A hotline for reporting violations, allowing the immediate reporting of suspicious activities to the compliance officer or committee is also very useful. Confidentiality and anonymity is absolutely crucial for the success of the programme. More than anything, people must feel safe and protected by the internal institutions to say ‘no’ to an improper offer or situation, even when under extreme pressure to deliver results.  

An effective programme must also establish a document retention policy, which takes into account obligations provided by tax and commercial laws and clearly instructs people not to destroy documentation.

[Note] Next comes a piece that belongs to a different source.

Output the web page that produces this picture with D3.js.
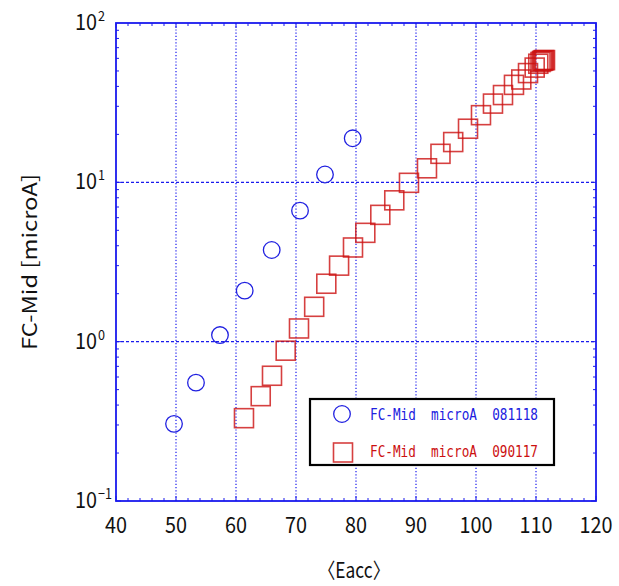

Last but not least, a strong compliance programme must cover all areas to which the company is exposed, ranging from corporate governance to environmental laws, from tax regulations to money laundering, from bribery and corruption to antitrust.

Conclusion

Compliance and ethical behaviour may be the only adequate response to the local demand for a revised way of doing business in Brazil. When boundaries are crossed, companies have a lot at stake: reputation, brand, stock. But also their values. Compliance programmes can be an alarm bell and give senior management the opportunity to respond properly before things get worse.

Brazil owed the OECD member countries a response to the loopholes identified by the international community following the OECD Convention on Combating Bribery of Foreign Public Officials in International Business Transactions in 2010.

Through the Act and its implementing regulations, authorities in Brazil have recently promulgated clear direction on bribery and corruption, including on the effectiveness and structure of compliance programmes. Companies should be attentive to the message that the regulation is sending about the content of their compliance programme and act accordingly.